### SOURCE EXCERPT
★ ★ ★ ★ ★ ★ ★

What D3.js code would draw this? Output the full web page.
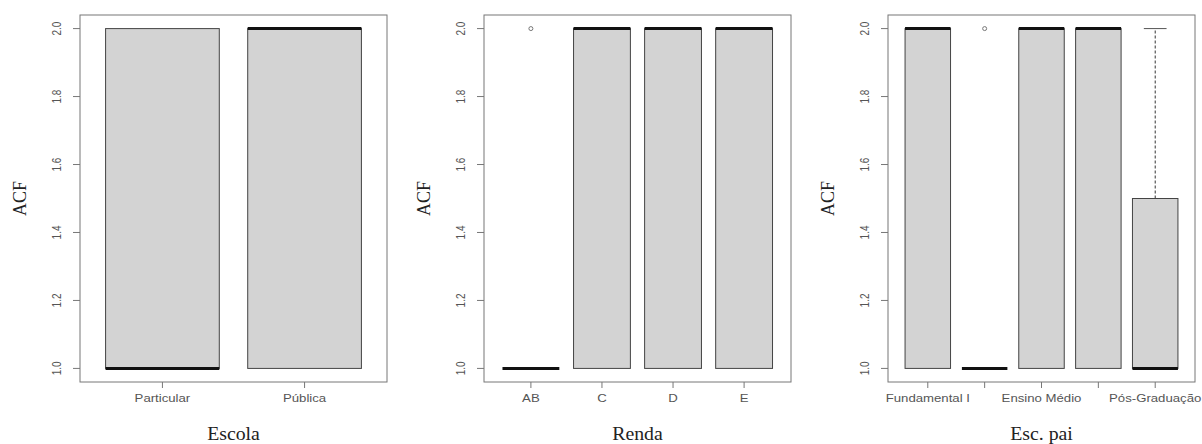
<!DOCTYPE html>
<html>
<head>
<meta charset="utf-8">
<script src="https://cdn.jsdelivr.net/npm/d3@7"></script>
<style>
  body { margin: 0; background: #fff; }
  svg { display: block; }
</style>
</head>
<body>
<svg id="chart" width="1202" height="444"></svg>
<script>
// data: [whisker low, q1, median, q3, whisker high]
const escolaCats = ["Particular", "Pública"];
const escolaStats = [[1, 1, 1, 2, 2], [1, 1, 2, 2, 2]];
const escolaOut = [[], []];

const rendaCats = ["AB", "C", "D", "E"];
const rendaStats = [[1, 1, 1, 1, 1], [1, 1, 2, 2, 2], [1, 1, 2, 2, 2], [1, 1, 2, 2, 2]];
const rendaOut = [[2], [], [], []];

const paiCats = ["Fundamental I", "Fundamental II", "Ensino Médio", "Ensino Superior", "Pós-Graduação"];
const paiStats = [[1, 1, 2, 2, 2], [1, 1, 1, 1, 1], [1, 1, 2, 2, 2], [1, 1, 2, 2, 2], [1, 1, 1, 1.5, 2]];
const paiOut = [[], [2], [], [], []];

const yTicks = [1.0, 1.2, 1.4, 1.6, 1.8, 2.0];

const panels = [
  {cats: escolaCats, stats: escolaStats, out: escolaOut, title: "Escola", left: 80},
  {cats: rendaCats, stats: rendaStats, out: rendaOut, title: "Renda", left: 484},
  {cats: paiCats, stats: paiStats, out: paiOut, title: "Esc. pai", left: 888}
];

const plotW = 307, plotTop = 15, plotBottom = 382;
const sx = 1.2; // horizontal stretch of the original picture's text
const svg = d3.select("#chart");

const y = d3.scaleLinear().domain([0.96, 2.04]).range([plotBottom, plotTop]);

panels.forEach(function (p) {
  const n = p.cats.length;
  const x = d3.scaleLinear()
      .domain([0.5 - 0.04 * n, n + 0.5 + 0.04 * n])
      .range([p.left, p.left + plotW]);
  const g = svg.append("g");
  const bw = x(0.8) - x(0);

  // boxes
  p.stats.forEach(function (s, i) {
    const cx = x(i + 1);
    // upper whisker
    if (s[4] > s[3]) {
      g.append("line")
        .attr("x1", cx).attr("x2", cx)
        .attr("y1", y(s[3])).attr("y2", y(s[4]))
        .attr("stroke", "#333").attr("stroke-dasharray", "3,2");
      g.append("line")
        .attr("x1", cx - bw / 4).attr("x2", cx + bw / 4)
        .attr("y1", y(s[4])).attr("y2", y(s[4]))
        .attr("stroke", "#555");
    }
    if (s[3] > s[1]) {
      g.append("rect")
        .attr("x", cx - bw / 2).attr("y", y(s[3]))
        .attr("width", bw).attr("height", y(s[1]) - y(s[3]))
        .attr("fill", "#d3d3d3").attr("stroke", "#444").attr("stroke-width", 1);
    }
    g.append("line")
      .attr("x1", cx - bw / 2).attr("x2", cx + bw / 2)
      .attr("y1", y(s[2])).attr("y2", y(s[2]))
      .attr("stroke", "#111").attr("stroke-width", 3);
    p.out[i].forEach(function (v) {
      g.append("circle")
        .attr("cx", cx).attr("cy", y(v)).attr("r", 2)
        .attr("fill", "none").attr("stroke", "#777");
    });
  });

  // frame
  g.append("rect")
    .attr("x", p.left).attr("y", plotTop)
    .attr("width", plotW).attr("height", plotBottom - plotTop)
    .attr("fill", "none").attr("stroke", "#777").attr("stroke-width", 1);

  // y axis ticks
  yTicks.forEach(function (t) {
    g.append("line")
      .attr("x1", p.left - 7).attr("x2", p.left)
      .attr("y1", y(t)).attr("y2", y(t))
      .attr("stroke", "#777");
    g.append("text")
      .attr("transform", "translate(" + (p.left - 19) + "," + y(t) + ") scale(" + sx + ",1) rotate(-90)")
      .attr("text-anchor", "middle")
      .attr("font-family", "Liberation Sans, Arial, sans-serif")
      .attr("font-size", 10)
      .attr("fill", "#555")
      .text(d3.format(".1f")(t));
  });

  // x axis ticks and labels (skip overlapping labels like R does)
  let lastRight = -Infinity;
  p.cats.forEach(function (c, i) {
    const cx = x(i + 1);
    g.append("line")
      .attr("x1", cx).attr("x2", cx)
      .attr("y1", plotBottom).attr("y2", plotBottom + 6)
      .attr("stroke", "#777");
    const t = g.append("text")
      .attr("transform", "translate(" + cx + "," + (plotBottom + 20) + ") scale(" + sx + ",1)")
      .attr("text-anchor", "middle")
      .attr("font-family", "Liberation Sans, Arial, sans-serif")
      .attr("font-size", 11)
      .attr("fill", "#555")
      .text(c);
    const w = t.node().getComputedTextLength() * sx;
    if (cx - w / 2 < lastRight + 4) {
      t.remove();
    } else {
      lastRight = cx + w / 2;
    }
  });

  // axis titles
  g.append("text")
    .attr("transform", "translate(" + (p.left + plotW / 2) + ",440) scale(1.1,1)")
    .attr("text-anchor", "middle")
    .attr("font-family", "Liberation Serif, Times New Roman, serif")
    .attr("font-size", 18)
    .attr("fill", "#222")
    .text(p.title);
  g.append("text")
    .attr("transform", "translate(" + (p.left - 54) + "," + ((plotTop + plotBottom) / 2) + ") scale(1.1,1) rotate(-90)")
    .attr("text-anchor", "middle")
    .attr("font-family", "Liberation Serif, Times New Roman, serif")
    .attr("font-size", 18)
    .attr("fill", "#222")
    .text("ACF");
});
</script>
</body>
</html>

★ ★ ★ ★ ★ ★ ★

### WHAT YOU ARE ASKED TO DO
Except for the pictures, give all the material above again verbatim.

### COMPLETE ANSWER
What D3.js code would draw this? Output the full web page.
<!DOCTYPE html>
<html>
<head>
<meta charset="utf-8">
<script src="https://cdn.jsdelivr.net/npm/d3@7"></script>
<style>
  body { margin: 0; background: #fff; }
  svg { display: block; }
</style>
</head>
<body>
<svg id="chart" width="1202" height="444"></svg>
<script>
// data: [whisker low, q1, median, q3, whisker high]
const escolaCats = ["Particular", "Pública"];
const escolaStats = [[1, 1, 1, 2, 2], [1, 1, 2, 2, 2]];
const escolaOut = [[], []];

const rendaCats = ["AB", "C", "D", "E"];
const rendaStats = [[1, 1, 1, 1, 1], [1, 1, 2, 2, 2], [1, 1, 2, 2, 2], [1, 1, 2, 2, 2]];
const rendaOut = [[2], [], [], []];

const paiCats = ["Fundamental I", "Fundamental II", "Ensino Médio", "Ensino Superior", "Pós-Graduação"];
const paiStats = [[1, 1, 2, 2, 2], [1, 1, 1, 1, 1], [1, 1, 2, 2, 2], [1, 1, 2, 2, 2], [1, 1, 1, 1.5, 2]];
const paiOut = [[], [2], [], [], []];

const yTicks = [1.0, 1.2, 1.4, 1.6, 1.8, 2.0];

const panels = [
  {cats: escolaCats, stats: escolaStats, out: escolaOut, title: "Escola", left: 80},
  {cats: rendaCats, stats: rendaStats, out: rendaOut, title: "Renda", left: 484},
  {cats: paiCats, stats: paiStats, out: paiOut, title: "Esc. pai", left: 888}
];

const plotW = 307, plotTop = 15, plotBottom = 382;
const sx = 1.2; // horizontal stretch of the original picture's text
const svg = d3.select("#chart");

const y = d3.scaleLinear().domain([0.96, 2.04]).range([plotBottom, plotTop]);

panels.forEach(function (p) {
  const n = p.cats.length;
  const x = d3.scaleLinear()
      .domain([0.5 - 0.04 * n, n + 0.5 + 0.04 * n])
      .range([p.left, p.left + plotW]);
  const g = svg.append("g");
  const bw = x(0.8) - x(0);

  // boxes
  p.stats.forEach(function (s, i) {
    const cx = x(i + 1);
    // upper whisker
    if (s[4] > s[3]) {
      g.append("line")
        .attr("x1", cx).attr("x2", cx)
        .attr("y1", y(s[3])).attr("y2", y(s[4]))
        .attr("stroke", "#333").attr("stroke-dasharray", "3,2");
      g.append("line")
        .attr("x1", cx - bw / 4).attr("x2", cx + bw / 4)
        .attr("y1", y(s[4])).attr("y2", y(s[4]))
        .attr("stroke", "#555");
    }
    if (s[3] > s[1]) {
      g.append("rect")
        .attr("x", cx - bw / 2).attr("y", y(s[3]))
        .attr("width", bw).attr("height", y(s[1]) - y(s[3]))
        .attr("fill", "#d3d3d3").attr("stroke", "#444").attr("stroke-width", 1);
    }
    g.append("line")
      .attr("x1", cx - bw / 2).attr("x2", cx + bw / 2)
      .attr("y1", y(s[2])).attr("y2", y(s[2]))
      .attr("stroke", "#111").attr("stroke-width", 3);
    p.out[i].forEach(function (v) {
      g.append("circle")
        .attr("cx", cx).attr("cy", y(v)).attr("r", 2)
        .attr("fill", "none").attr("stroke", "#777");
    });
  });

  // frame
  g.append("rect")
    .attr("x", p.left).attr("y", plotTop)
    .attr("width", plotW).attr("height", plotBottom - plotTop)
    .attr("fill", "none").attr("stroke", "#777").attr("stroke-width", 1);

  // y axis ticks
  yTicks.forEach(function (t) {
    g.append("line")
      .attr("x1", p.left - 7).attr("x2", p.left)
      .attr("y1", y(t)).attr("y2", y(t))
      .attr("stroke", "#777");
    g.append("text")
      .attr("transform", "translate(" + (p.left - 19) + "," + y(t) + ") scale(" + sx + ",1) rotate(-90)")
      .attr("text-anchor", "middle")
      .attr("font-family", "Liberation Sans, Arial, sans-serif")
      .attr("font-size", 10)
      .attr("fill", "#555")
      .text(d3.format(".1f")(t));
  });

  // x axis ticks and labels (skip overlapping labels like R does)
  let lastRight = -Infinity;
  p.cats.forEach(function (c, i) {
    const cx = x(i + 1);
    g.append("line")
      .attr("x1", cx).attr("x2", cx)
      .attr("y1", plotBottom).attr("y2", plotBottom + 6)
      .attr("stroke", "#777");
    const t = g.append("text")
      .attr("transform", "translate(" + cx + "," + (plotBottom + 20) + ") scale(" + sx + ",1)")
      .attr("text-anchor", "middle")
      .attr("font-family", "Liberation Sans, Arial, sans-serif")
      .attr("font-size", 11)
      .attr("fill", "#555")
      .text(c);
    const w = t.node().getComputedTextLength() * sx;
    if (cx - w / 2 < lastRight + 4) {
      t.remove();
    } else {
      lastRight = cx + w / 2;
    }
  });

  // axis titles
  g.append("text")
    .attr("transform", "translate(" + (p.left + plotW / 2) + ",440) scale(1.1,1)")
    .attr("text-anchor", "middle")
    .attr("font-family", "Liberation Serif, Times New Roman, serif")
    .attr("font-size", 18)
    .attr("fill", "#222")
    .text(p.title);
  g.append("text")
    .attr("transform", "translate(" + (p.left - 54) + "," + ((plotTop + plotBottom) / 2) + ") scale(1.1,1) rotate(-90)")
    .attr("text-anchor", "middle")
    .attr("font-family", "Liberation Serif, Times New Roman, serif")
    .attr("font-size", 18)
    .attr("fill", "#222")
    .text("ACF");
});
</script>
</body>
</html>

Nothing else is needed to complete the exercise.